#### Stated exercise
Print only the lines from the top of the data through the line with "-0.063, to: 0.069", both included, skipping every picture.

#### Information shown
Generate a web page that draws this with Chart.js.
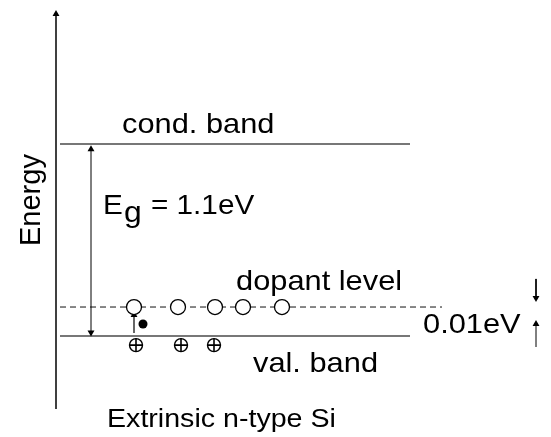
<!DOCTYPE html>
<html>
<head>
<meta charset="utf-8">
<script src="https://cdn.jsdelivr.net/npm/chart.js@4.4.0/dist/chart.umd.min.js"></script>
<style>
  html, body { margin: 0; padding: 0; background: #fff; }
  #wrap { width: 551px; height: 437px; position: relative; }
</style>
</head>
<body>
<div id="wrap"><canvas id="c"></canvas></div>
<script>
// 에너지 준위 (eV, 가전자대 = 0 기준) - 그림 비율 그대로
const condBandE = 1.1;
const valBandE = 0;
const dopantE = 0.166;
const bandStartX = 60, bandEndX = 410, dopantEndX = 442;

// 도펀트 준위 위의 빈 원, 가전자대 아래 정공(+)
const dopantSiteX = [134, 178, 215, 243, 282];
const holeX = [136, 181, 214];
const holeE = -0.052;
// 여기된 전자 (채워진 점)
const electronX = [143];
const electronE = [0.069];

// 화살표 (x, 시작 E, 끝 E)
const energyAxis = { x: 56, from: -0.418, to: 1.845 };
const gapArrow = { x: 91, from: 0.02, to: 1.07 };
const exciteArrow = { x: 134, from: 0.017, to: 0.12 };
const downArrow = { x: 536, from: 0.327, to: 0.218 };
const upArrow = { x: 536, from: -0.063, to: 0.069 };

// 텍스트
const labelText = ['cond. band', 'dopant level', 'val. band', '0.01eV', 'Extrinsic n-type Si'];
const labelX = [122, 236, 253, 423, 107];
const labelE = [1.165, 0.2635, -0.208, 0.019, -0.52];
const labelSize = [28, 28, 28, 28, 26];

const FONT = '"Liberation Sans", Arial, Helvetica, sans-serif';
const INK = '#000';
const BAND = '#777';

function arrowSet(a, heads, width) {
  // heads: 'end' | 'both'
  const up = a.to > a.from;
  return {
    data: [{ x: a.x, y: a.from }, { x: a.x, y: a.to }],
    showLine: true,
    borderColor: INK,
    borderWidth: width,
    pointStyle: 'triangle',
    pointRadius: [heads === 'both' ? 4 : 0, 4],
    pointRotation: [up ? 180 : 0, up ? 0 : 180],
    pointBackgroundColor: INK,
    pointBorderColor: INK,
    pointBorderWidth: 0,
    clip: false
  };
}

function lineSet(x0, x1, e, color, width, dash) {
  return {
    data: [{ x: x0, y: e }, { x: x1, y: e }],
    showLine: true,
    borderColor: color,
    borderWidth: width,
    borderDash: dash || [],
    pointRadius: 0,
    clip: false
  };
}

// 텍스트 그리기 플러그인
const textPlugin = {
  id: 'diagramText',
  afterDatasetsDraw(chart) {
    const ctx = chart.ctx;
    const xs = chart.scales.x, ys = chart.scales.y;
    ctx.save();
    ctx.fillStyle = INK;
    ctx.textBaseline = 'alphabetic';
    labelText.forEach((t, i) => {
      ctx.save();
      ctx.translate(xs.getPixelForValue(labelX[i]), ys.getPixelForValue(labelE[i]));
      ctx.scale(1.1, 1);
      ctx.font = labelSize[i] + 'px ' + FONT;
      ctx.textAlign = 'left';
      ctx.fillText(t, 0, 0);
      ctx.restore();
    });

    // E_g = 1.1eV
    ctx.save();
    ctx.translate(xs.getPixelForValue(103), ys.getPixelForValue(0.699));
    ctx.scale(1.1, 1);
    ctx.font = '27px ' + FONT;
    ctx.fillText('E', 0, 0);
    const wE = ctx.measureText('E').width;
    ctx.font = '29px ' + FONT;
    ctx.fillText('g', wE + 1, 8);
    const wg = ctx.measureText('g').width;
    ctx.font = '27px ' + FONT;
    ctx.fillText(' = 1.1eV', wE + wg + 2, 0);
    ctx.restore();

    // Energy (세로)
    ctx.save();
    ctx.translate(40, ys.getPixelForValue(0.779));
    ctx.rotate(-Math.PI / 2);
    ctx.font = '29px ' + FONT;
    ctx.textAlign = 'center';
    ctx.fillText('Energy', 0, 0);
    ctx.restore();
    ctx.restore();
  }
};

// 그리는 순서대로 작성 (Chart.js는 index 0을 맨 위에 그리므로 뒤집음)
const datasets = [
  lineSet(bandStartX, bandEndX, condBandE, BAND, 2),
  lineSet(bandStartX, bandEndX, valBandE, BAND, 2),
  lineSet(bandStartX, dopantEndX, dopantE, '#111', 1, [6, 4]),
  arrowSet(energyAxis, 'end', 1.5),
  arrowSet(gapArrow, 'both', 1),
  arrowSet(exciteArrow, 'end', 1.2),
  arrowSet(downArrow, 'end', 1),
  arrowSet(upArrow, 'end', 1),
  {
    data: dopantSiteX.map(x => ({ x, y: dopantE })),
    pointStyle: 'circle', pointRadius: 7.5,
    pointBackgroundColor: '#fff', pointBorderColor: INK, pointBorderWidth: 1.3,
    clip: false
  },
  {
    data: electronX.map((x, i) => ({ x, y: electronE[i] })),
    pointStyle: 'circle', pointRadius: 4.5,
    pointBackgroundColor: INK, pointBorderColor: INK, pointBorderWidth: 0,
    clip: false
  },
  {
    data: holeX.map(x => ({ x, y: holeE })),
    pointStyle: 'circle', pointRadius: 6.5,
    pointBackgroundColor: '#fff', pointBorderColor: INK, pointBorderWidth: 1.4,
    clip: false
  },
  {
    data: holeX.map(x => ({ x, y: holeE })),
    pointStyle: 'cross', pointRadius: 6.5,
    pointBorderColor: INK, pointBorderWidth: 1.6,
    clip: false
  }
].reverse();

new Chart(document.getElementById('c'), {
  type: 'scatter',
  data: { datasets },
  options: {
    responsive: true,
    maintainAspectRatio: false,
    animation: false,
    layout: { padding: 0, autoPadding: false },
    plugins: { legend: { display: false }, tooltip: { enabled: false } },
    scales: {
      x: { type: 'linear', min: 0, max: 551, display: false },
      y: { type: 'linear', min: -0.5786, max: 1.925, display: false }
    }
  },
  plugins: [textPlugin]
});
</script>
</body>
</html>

#### Problem solution
Generate a web page that draws this with Chart.js.
<!DOCTYPE html>
<html>
<head>
<meta charset="utf-8">
<script src="https://cdn.jsdelivr.net/npm/chart.js@4.4.0/dist/chart.umd.min.js"></script>
<style>
  html, body { margin: 0; padding: 0; background: #fff; }
  #wrap { width: 551px; height: 437px; position: relative; }
</style>
</head>
<body>
<div id="wrap"><canvas id="c"></canvas></div>
<script>
// 에너지 준위 (eV, 가전자대 = 0 기준) - 그림 비율 그대로
const condBandE = 1.1;
const valBandE = 0;
const dopantE = 0.166;
const bandStartX = 60, bandEndX = 410, dopantEndX = 442;

// 도펀트 준위 위의 빈 원, 가전자대 아래 정공(+)
const dopantSiteX = [134, 178, 215, 243, 282];
const holeX = [136, 181, 214];
const holeE = -0.052;
// 여기된 전자 (채워진 점)
const electronX = [143];
const electronE = [0.069];

// 화살표 (x, 시작 E, 끝 E)
const energyAxis = { x: 56, from: -0.418, to: 1.845 };
const gapArrow = { x: 91, from: 0.02, to: 1.07 };
const exciteArrow = { x: 134, from: 0.017, to: 0.12 };
const downArrow = { x: 536, from: 0.327, to: 0.218 };
const upArrow = { x: 536, from: -0.063, to: 0.069 };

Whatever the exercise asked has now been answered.